And this is the de facto death of VMWare. Their ESXi (and related tooling) is probably the best computing product created in the modern era and far superior in management and capabilities to laughably-inferior products and ideas such as Docker, Kubernetes and container/microservices practices that succeeded VMWare’s stack in many organizations.
I spent a vast number of hours at various VMWare admin consoles gettin’ shit done over the years. Their core product, ESXi, was logically-organized and rarely had issues, and had great observability too. None of this is true of what followed where you often have to build as much infrastructure to monitor what’s running as is actually operating a real workload — a huge and stupefying regression.
VMWare was the last of the products that did not attempt to turn everyone into a developer, and allowed real system administration to be done on it — and where it was in some definite state at all times.
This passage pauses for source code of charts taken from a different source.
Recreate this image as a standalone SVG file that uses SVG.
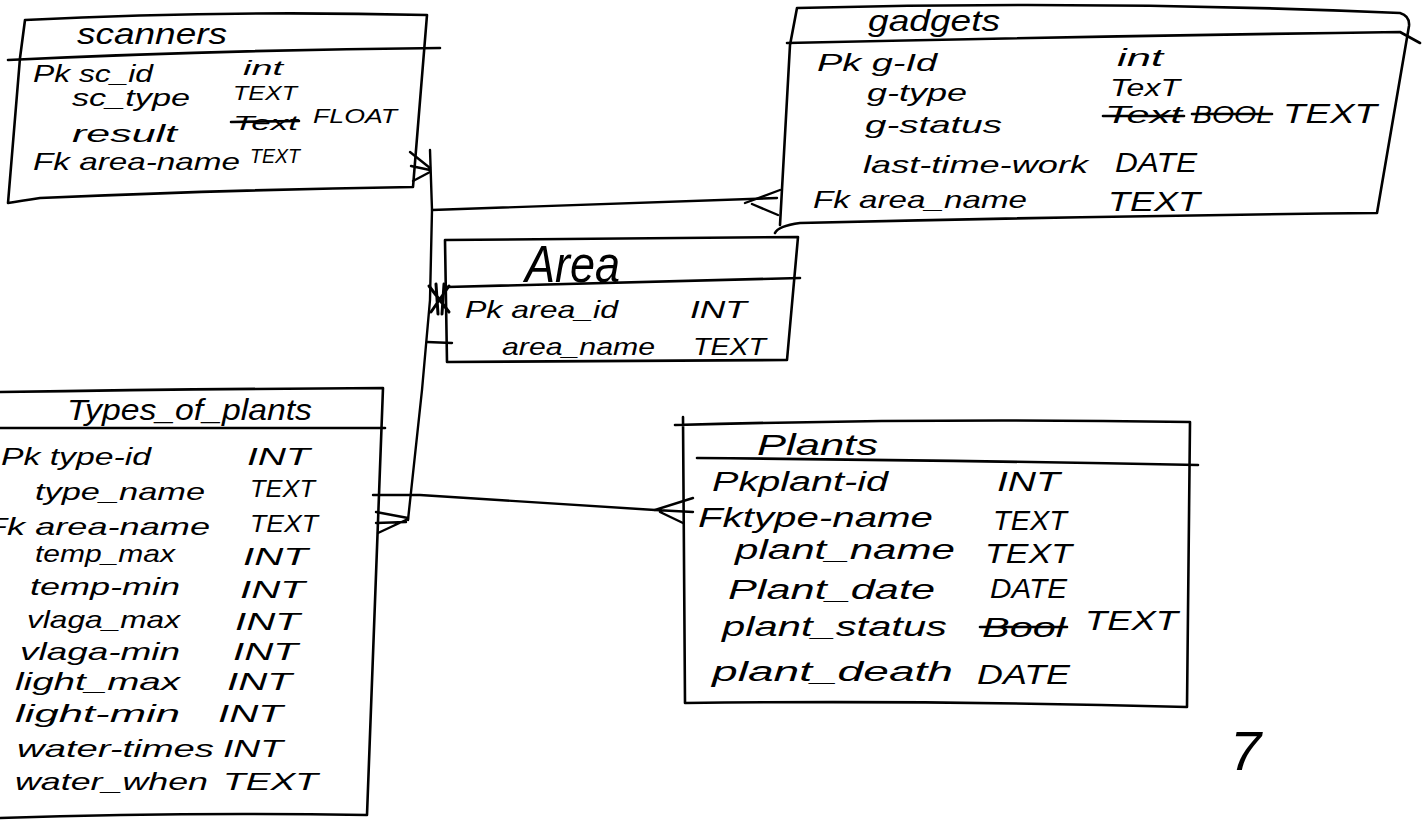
<svg xmlns="http://www.w3.org/2000/svg" width="1424" height="821" viewBox="0 0 1424 821">
<style>
.e{fill:none;stroke:#000;stroke-width:2.6;stroke-linecap:round;stroke-linejoin:round}
.c{fill:none;stroke:#000;stroke-width:2.4;stroke-linecap:round;stroke-linejoin:round}
.s{stroke:#000;stroke-width:2.6;stroke-linecap:round}
text{font-family:"Liberation Sans",Arial,sans-serif;font-style:italic;font-size:24px;fill:#000}
.t{font-size:30px}
.m{font-size:21px}
.p{font-size:27px}
</style>
<rect width="1424" height="821" fill="#fff"/>

<g id="connectors">
  <polyline class="c" points="430,150 432,210 430,300 422,390 408,520"/>
  <path class="c" d="M410,152 L430,168 M411,166 L430,170 M413,181 L430,172"/>
  <path class="c" d="M432,210 L777,198"/>
  <path class="c" d="M745,203 L780,190 M752,204 L778,215"/>
  <path class="c" d="M427,342 L452,343"/>
  <path class="e" d="M429,286 L449,312 M431,312 L449,286 M436,284 L438,314 M444,284 L442,314" style="stroke-width:3"/>
  <path class="c" d="M373,495 L420,495 L655,510"/>
  <path class="c" d="M376,512 L408,518 M378,533 L408,519 M376,523 L406,522"/>
  <path class="c" d="M655,510 L693,498 M655,510 L693,512 M660,512 L683,523"/>
</g>

<g id="scanners">
  <path class="e" d="M25,20 Q220,10 427,15 L413,187 Q220,190 40,198 Q20,201 8,203 L20,58 Z"/>
  <path class="e" d="M8,60 Q220,50 440,48"/>
  <text class="t" x="77" y="44" textLength="150" lengthAdjust="spacingAndGlyphs">scanners</text>
  <text x="33" y="82" textLength="120" lengthAdjust="spacingAndGlyphs">Pk sc_id</text>
  <text class="m" x="243" y="75" textLength="40" lengthAdjust="spacingAndGlyphs">int</text>
  <text x="72" y="106" textLength="118" lengthAdjust="spacingAndGlyphs">sc_type</text>
  <text class="m" x="233" y="100" textLength="64" lengthAdjust="spacingAndGlyphs">TEXT</text>
  <text x="72" y="142" textLength="105" lengthAdjust="spacingAndGlyphs">result</text>
  <text class="m" x="233" y="130" textLength="65" lengthAdjust="spacingAndGlyphs">Text</text>
  <line class="s" x1="231" y1="122" x2="299" y2="121"/>
  <text class="m" x="313" y="123" textLength="84" lengthAdjust="spacingAndGlyphs">FLOAT</text>
  <text x="33" y="170" textLength="207" lengthAdjust="spacingAndGlyphs">Fk area-name</text>
  <text class="m" x="250" y="163" textLength="50" lengthAdjust="spacingAndGlyphs">TEXT</text>
</g>

<g id="gadgets">
  <path class="e" d="M797,8 Q1100,0 1400,13 Q1410,16 1409,26 L1377,213 Q1100,216 800,223 Q778,226 775,233 M780,225 L790,45 L797,8"/>
  <path class="e" d="M787,43 Q1100,36 1400,32 L1420,43"/>
  <text class="t" x="868" y="31" textLength="132" lengthAdjust="spacingAndGlyphs">gadgets</text>
  <text x="817" y="71" textLength="120" lengthAdjust="spacingAndGlyphs">Pk g-Id</text>
  <text x="1117" y="66" textLength="46" lengthAdjust="spacingAndGlyphs">int</text>
  <text x="867" y="101" textLength="100" lengthAdjust="spacingAndGlyphs">g-type</text>
  <text x="1110" y="96" textLength="70" lengthAdjust="spacingAndGlyphs">TexT</text>
  <text x="865" y="133" textLength="137" lengthAdjust="spacingAndGlyphs">g-status</text>
  <text x="1105" y="123" textLength="77" lengthAdjust="spacingAndGlyphs">Text</text>
  <line class="s" x1="1103" y1="116" x2="1184" y2="116"/>
  <text x="1193" y="123" textLength="79" lengthAdjust="spacingAndGlyphs">BOOL</text>
  <line class="s" x1="1192" y1="114" x2="1272" y2="114"/>
  <text class="p" x="1283" y="123" textLength="94" lengthAdjust="spacingAndGlyphs">TEXT</text>
  <text x="863" y="173" textLength="225" lengthAdjust="spacingAndGlyphs">last-time-work</text>
  <text class="p" x="1115" y="172" textLength="82" lengthAdjust="spacingAndGlyphs">DATE</text>
  <text x="813" y="208" textLength="214" lengthAdjust="spacingAndGlyphs">Fk area_name</text>
  <text class="p" x="1108" y="211" textLength="92" lengthAdjust="spacingAndGlyphs">TEXT</text>
</g>

<g id="area">
  <path class="e" d="M445,240 L798,237 L787,360 L447,362 Z"/>
  <path class="e" d="M447,287 L800,278"/>
  <text x="525" y="282" style="font-size:52px" textLength="95" lengthAdjust="spacingAndGlyphs">Area</text>
  <text x="465" y="318" textLength="153" lengthAdjust="spacingAndGlyphs">Pk area_id</text>
  <text x="690" y="318" textLength="57" lengthAdjust="spacingAndGlyphs">INT</text>
  <text x="502" y="355" textLength="153" lengthAdjust="spacingAndGlyphs">area_name</text>
  <text x="693" y="355" textLength="73" lengthAdjust="spacingAndGlyphs">TEXT</text>
</g>

<g id="types_of_plants">
  <path class="e" d="M0,392 Q200,389 383,388 L367,815 Q180,812 0,818"/>
  <path class="e" d="M0,428 L385,428"/>
  <text class="t" x="67" y="420" textLength="245" lengthAdjust="spacingAndGlyphs">Types_of_plants</text>
  <text x="1" y="465" textLength="150" lengthAdjust="spacingAndGlyphs">Pk type-id</text>
  <text x="247" y="465" textLength="63" lengthAdjust="spacingAndGlyphs">INT</text>
  <text x="35" y="500" textLength="170" lengthAdjust="spacingAndGlyphs">type_name</text>
  <text x="250" y="497" textLength="65" lengthAdjust="spacingAndGlyphs">TEXT</text>
  <text x="-15" y="535" textLength="225" lengthAdjust="spacingAndGlyphs">Fk area-name</text>
  <text x="250" y="532" textLength="68" lengthAdjust="spacingAndGlyphs">TEXT</text>
  <text x="35" y="562" textLength="140" lengthAdjust="spacingAndGlyphs">temp_max</text>
  <text x="243" y="565" textLength="65" lengthAdjust="spacingAndGlyphs">INT</text>
  <text x="30" y="595" textLength="150" lengthAdjust="spacingAndGlyphs">temp-min</text>
  <text x="240" y="598" textLength="65" lengthAdjust="spacingAndGlyphs">INT</text>
  <text x="27" y="628" textLength="153" lengthAdjust="spacingAndGlyphs">vlaga_max</text>
  <text x="235" y="630" textLength="65" lengthAdjust="spacingAndGlyphs">INT</text>
  <text x="20" y="660" textLength="160" lengthAdjust="spacingAndGlyphs">vlaga-min</text>
  <text x="233" y="660" textLength="65" lengthAdjust="spacingAndGlyphs">INT</text>
  <text x="15" y="690" textLength="165" lengthAdjust="spacingAndGlyphs">light_max</text>
  <text x="227" y="690" textLength="65" lengthAdjust="spacingAndGlyphs">INT</text>
  <text x="15" y="722" textLength="165" lengthAdjust="spacingAndGlyphs">light-min</text>
  <text x="218" y="722" textLength="65" lengthAdjust="spacingAndGlyphs">INT</text>
  <text x="17" y="757" textLength="197" lengthAdjust="spacingAndGlyphs">water-times</text>
  <text x="223" y="757" textLength="60" lengthAdjust="spacingAndGlyphs">INT</text>
  <text x="15" y="790" textLength="193" lengthAdjust="spacingAndGlyphs">water_when</text>
  <text x="223" y="790" textLength="95" lengthAdjust="spacingAndGlyphs">TEXT</text>
</g>

<g id="plants">
  <path class="e" d="M675,425 Q930,418 1190,422 L1187,707 Q930,700 685,703 L683,417"/>
  <path class="e" d="M697,458 Q940,460 1198,465"/>
  <text class="t" x="757" y="455" textLength="121" lengthAdjust="spacingAndGlyphs">Plants</text>
  <text class="p" x="712" y="491" textLength="176" lengthAdjust="spacingAndGlyphs">Pkplant-id</text>
  <text class="p" x="997" y="491" textLength="63" lengthAdjust="spacingAndGlyphs">INT</text>
  <text class="p" x="698" y="527" textLength="235" lengthAdjust="spacingAndGlyphs">Fktype-name</text>
  <text class="p" x="993" y="530" textLength="74" lengthAdjust="spacingAndGlyphs">TEXT</text>
  <text class="p" x="735" y="559" textLength="220" lengthAdjust="spacingAndGlyphs">plant_name</text>
  <text class="p" x="985" y="563" textLength="87" lengthAdjust="spacingAndGlyphs">TEXT</text>
  <text class="p" x="728" y="599" textLength="207" lengthAdjust="spacingAndGlyphs">Plant_date</text>
  <text class="p" x="990" y="598" textLength="77" lengthAdjust="spacingAndGlyphs">DATE</text>
  <text class="p" x="722" y="636" textLength="225" lengthAdjust="spacingAndGlyphs">plant_status</text>
  <text class="p" x="982" y="637" textLength="83" lengthAdjust="spacingAndGlyphs">Bool</text>
  <line class="s" x1="980" y1="627" x2="1067" y2="627"/>
  <text class="p" x="1085" y="630" textLength="93" lengthAdjust="spacingAndGlyphs">TEXT</text>
  <text class="p" x="712" y="681" textLength="241" lengthAdjust="spacingAndGlyphs">plant_death</text>
  <text class="p" x="977" y="684" textLength="93" lengthAdjust="spacingAndGlyphs">DATE</text>
</g>

<text x="1230" y="770" style="font-size:56px">7</text>
</svg>
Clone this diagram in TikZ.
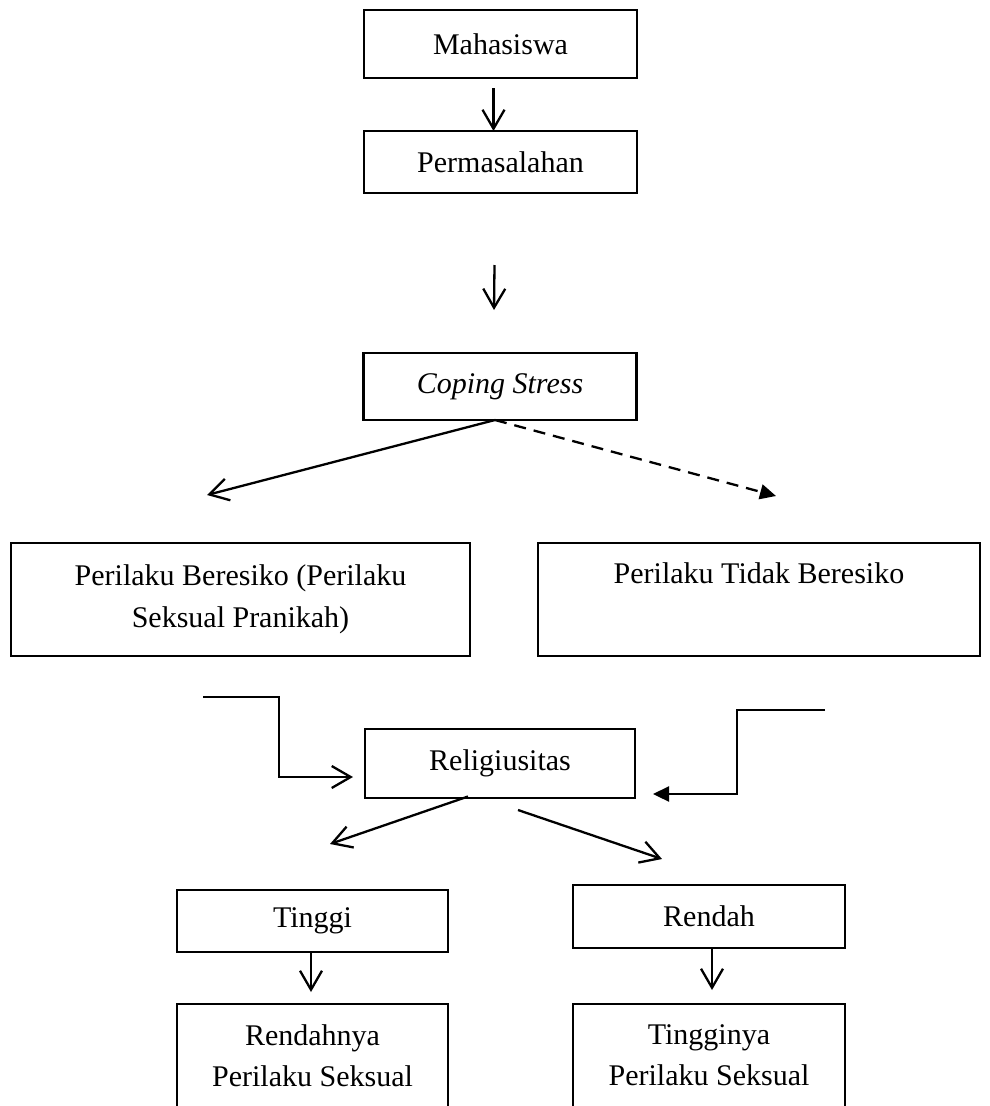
\documentclass[tikz,border=0pt]{standalone}
\usepackage{fontspec}
\setmainfont{Liberation Serif}
\usetikzlibrary{arrows.meta,positioning}

\begin{document}
\begin{tikzpicture}[
x=1pt, y=-1pt,
font=\fontsize{30}{41.5}\selectfont,
box/.style={draw, line width=2.8pt, outer sep=0pt, align=center, minimum width=273pt, minimum height=66pt, inner sep=0pt},
widebox/.style={box, minimum height=113pt},
openbox/.style={draw, line width=2.8pt, outer sep=0pt, align=center, minimum width=271pt, anchor=north, inner xsep=0pt, inner ysep=20.5pt},
arrow/.style={-{Straight Barb[length=19pt, width=22pt]}, line width=2.3pt},
fillarrow/.style={-{Triangle[length=16pt, width=15pt]}, line width=2.3pt}
]
\useasboundingbox (0,0) rectangle (990,1106);
\clip (0,0) rectangle (990,1106);

\node[box, minimum height=68pt] (mhs) at (500.5,44) {Mahasiswa};
\node[box, minimum height=62pt] (prm) at (500.5,162) {Permasalahan};
\node[box, minimum height=67pt] (cop) at (500,386.5) {\itshape Coping Stress};
\node[widebox, minimum width=459pt] (risk) at (240.5,599.5) {Perilaku Beresiko (Perilaku\\Seksual Pranikah)};
\node[widebox, minimum width=442pt] (norisk) at (759,599.5) {Perilaku Tidak Beresiko\\[12pt]\mbox{}};
\node[box, minimum width=270pt, minimum height=69pt] (rel) at (500,763.5) {Religiusitas};
\node[box, minimum width=271pt, minimum height=62pt] (high) at (312.5,921) {Tinggi};
\node[box, minimum width=272pt, minimum height=63pt] (low) at (709,916.5) {Rendah};
\node[openbox] (lowsex) at (312.5,1004) {Rendahnya\\Perilaku Seksual\\\mbox{}};
\node[openbox, minimum width=272pt] (highsex) at (709,1004) {Tingginya\\Perilaku Seksual\\\mbox{}};

% free ends
\coordinate (riskend) at (207,495);
\coordinate (noriskend) at (776,496);
\coordinate (lin) at (203,697);
\coordinate (rin) at (825,710);
\coordinate (tohigh) at (330,844);
\coordinate (tolow) at (662,859);

\draw[arrow] ([xshift=-7pt,yshift=-10pt]mhs.south) -- ([xshift=-7pt]prm.north);
\draw[arrow] ([xshift=-6pt,yshift=-72pt]prm.south) -- ([xshift=-6pt,yshift=43pt]cop.north);
\draw[arrow] ([xshift=-5pt]cop.south) -- (riskend);
\draw[fillarrow, dash pattern=on 12pt off 8pt] ([xshift=-5pt]cop.south) -- (noriskend);

\draw[arrow] (lin) -- ++(76,0) -- ++(0,80) -- ([xshift=-12pt,yshift=-13.5pt]rel.west);
\draw[fillarrow] (rin) -- ++(-88,0) -- ++(0,84) -- ([xshift=18pt,yshift=-30.5pt]rel.east);
\draw[arrow] ([xshift=-32pt,yshift=1.5pt]rel.south) -- (tohigh);
\draw[arrow] ([xshift=18pt,yshift=-12pt]rel.south) -- (tolow);

\draw[arrow] ([xshift=-1.5pt]high.south) -- ([xshift=-1.5pt,yshift=12pt]lowsex.north);
\draw[arrow] ([xshift=3pt]low.south) -- ([xshift=3pt,yshift=14pt]highsex.north);
\end{tikzpicture}
\end{document}
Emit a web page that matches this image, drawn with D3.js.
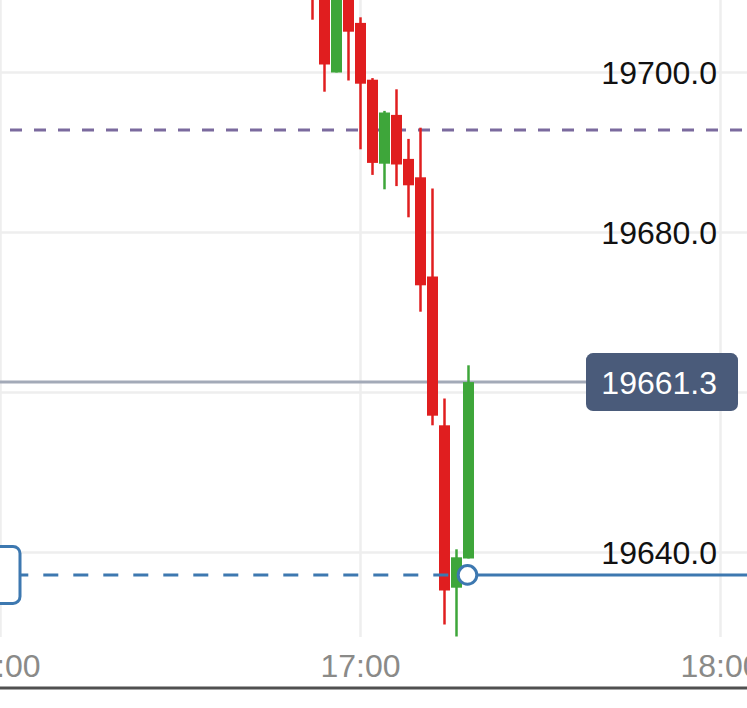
<!DOCTYPE html>
<html>
<head>
<meta charset="utf-8">
<script src="https://cdn.jsdelivr.net/npm/d3@7"></script>
<style>
html,body{margin:0;padding:0;background:#fff;}
svg{display:block;}
</style>
</head>
<body>
<svg id="chart" width="747" height="708"></svg>
<script>
// ---- data ----
const times = ["16:52","16:54","16:56","16:58","17:00","17:02","17:04","17:06","17:08","17:10","17:12","17:14","17:16","17:18"];
const opens  = [19715, 19712, 19700, 19712, 19706.2, 19699.1, 19688.6, 19694.7, 19689.2, 19686.9, 19674.5, 19655.9, 19635.6, 19639.25];
const highs  = [19718, 19714, 19715, 19714, 19706.9, 19699.3, 19695.2, 19697.9, 19691.7, 19693.1, 19685.5, 19659.25, 19640.4, 19663.4];
const lows   = [19706.6, 19697.6, 19700, 19699, 19690.4, 19687.2, 19685.4, 19685.8, 19681.9, 19670.1, 19655.9, 19631.0, 19629.5, 19639.25];
const closes = [19710, 19701, 19713, 19705.1, 19698.6, 19688.7, 19695.0, 19688.5, 19685.9, 19673.4, 19657.1, 19635.25, 19639.4, 19661.3];
const yTicks = [19640, 19660, 19680, 19700];
const xTicks = ["16:00","17:00","18:00"];
const lastPrice = 19661.3;
const orderPrice = 19637.2;
const refPrice = 19692.8;
const orderTime = "17:18";

// ---- setup ----
const W = 747, H = 708;
const svg = d3.select("#chart");
const parse = d3.timeParse("%H:%M");
const x = d3.scaleTime().domain([parse("16:00"), parse("18:00")]).range([0.5, 720.5]);
const y = d3.scaleLinear().domain([19640, 19700]).range([552.5, 72.5]);
const plotBottom = 637;
const FONT = "'Liberation Sans', Arial, sans-serif";

const candles = times.map((t,i)=>({t:parse(t), o:opens[i], h:highs[i], l:lows[i], c:closes[i]}));

svg.append("defs").append("clipPath").attr("id","plotclip")
  .append("rect").attr("x",0).attr("y",0).attr("width",W).attr("height",plotBottom);

const plot = svg.append("g").attr("clip-path","url(#plotclip)");

// gridlines
plot.selectAll("line.hg").data(yTicks).join("line")
  .attr("x1",0).attr("x2",W)
  .attr("y1",d=>y(d)).attr("y2",d=>y(d))
  .attr("stroke","#eeeeee").attr("stroke-width",2.5);
plot.selectAll("line.vg").data(xTicks).join("line")
  .attr("x1",d=>x(parse(d))).attr("x2",d=>x(parse(d)))
  .attr("y1",0).attr("y2",plotBottom)
  .attr("stroke","#eeeeee").attr("stroke-width",2.5);

// purple reference line
plot.append("line")
  .attr("x1",0).attr("x2",W).attr("y1",y(refPrice)).attr("y2",y(refPrice))
  .attr("stroke","#7b6a9e").attr("stroke-width",3)
  .attr("stroke-dasharray","12,12").attr("stroke-dashoffset",-10);

// last price line
plot.append("line")
  .attr("x1",0).attr("x2",590).attr("y1",y(lastPrice)).attr("y2",y(lastPrice))
  .attr("stroke","#a3aab8").attr("stroke-width",3);

// candles
const up = "#3ea63a", down = "#e01e1f";
const bodyW = 11;
const cg = plot.append("g");
cg.selectAll("line.wick").data(candles).join("line")
  .attr("x1",d=>x(d.t)).attr("x2",d=>x(d.t))
  .attr("y1",d=>y(d.h)).attr("y2",d=>y(d.l))
  .attr("stroke",d=>d.c>=d.o?up:down).attr("stroke-width",2.5);
cg.selectAll("rect.body").data(candles).join("rect")
  .attr("x",d=>x(d.t)-bodyW/2).attr("width",bodyW)
  .attr("y",d=>y(Math.max(d.o,d.c)))
  .attr("height",d=>Math.max(1,Math.abs(y(d.o)-y(d.c))))
  .attr("fill",d=>d.c>=d.o?up:down);

// order line (blue)
const blue = "#3d78b0";
const oy = y(orderPrice), ox = x(parse(orderTime));
plot.append("line")
  .attr("x1",20).attr("x2",ox).attr("y1",oy).attr("y2",oy)
  .attr("stroke",blue).attr("stroke-width",3)
  .attr("stroke-dasharray","15,15").attr("stroke-dashoffset",6.7);
plot.append("line")
  .attr("x1",ox).attr("x2",W).attr("y1",oy).attr("y2",oy)
  .attr("stroke",blue).attr("stroke-width",3);
plot.append("circle")
  .attr("cx",ox-1).attr("cy",oy).attr("r",9.3)
  .attr("fill","#fff").attr("stroke",blue).attr("stroke-width",3);
plot.append("rect")
  .attr("x",-30).attr("y",oy-28.5).attr("width",50).attr("height",57)
  .attr("rx",7).attr("fill","#fff").attr("stroke",blue).attr("stroke-width",3);

// y labels
const priceBoxY = y(lastPrice);
svg.append("g").selectAll("text").data(yTicks.filter(d=>Math.abs(y(d)-priceBoxY)>35)).join("text")
  .attr("x",717).attr("y",d=>y(d)).attr("dy","0.36em")
  .attr("text-anchor","end")
  .attr("font-family",FONT).attr("font-size",32).attr("fill","#111")
  .text(d=>d3.format(".1f")(d));

// price box
svg.append("rect")
  .attr("x",586).attr("y",priceBoxY-29).attr("width",152).attr("height",58)
  .attr("rx",7).attr("fill","#4a5b7a");
svg.append("text")
  .attr("x",717).attr("y",priceBoxY).attr("dy","0.36em")
  .attr("text-anchor","end")
  .attr("font-family",FONT).attr("font-size",32).attr("fill","#fff")
  .text(d3.format(".1f")(lastPrice));

// x labels
svg.append("g").selectAll("text").data(xTicks).join("text")
  .attr("x",d=>x(parse(d))).attr("y",677)
  .attr("text-anchor","middle")
  .attr("font-family",FONT).attr("font-size",32).attr("fill","#8a8a88")
  .text(d=>d);

// bottom axis line
svg.append("line").attr("x1",0).attr("x2",W).attr("y1",688).attr("y2",688)
  .attr("stroke","#505050").attr("stroke-width",3);
</script>
</body>
</html>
Now, there is the shoddy practice of writing crappy code and hoping it does what you want it to do, but with no real way to determine what it’ll do in production or to test it accurately in advance or even to revert it if something goes wrong.
VMWare did not make the cloud companies any money though, and they are largely the ones pushing behind the scenes for financially- and computationally-expensive micrososervices and containerization. (For instance, Amazon makes around an 80% profit on their non-VM-based container products as opposed to around 20% on virtual machines.)
VMWare was the last gasp of the old style of computing, transmuted as far as possible into the modern era. Its inevitable slow strangulation at the hands of Broadcom signals the de facto end of the computer as something that holds any notion of unrestrained capability in it, rather than just a utility to be consumed with little freedom or control over any of it.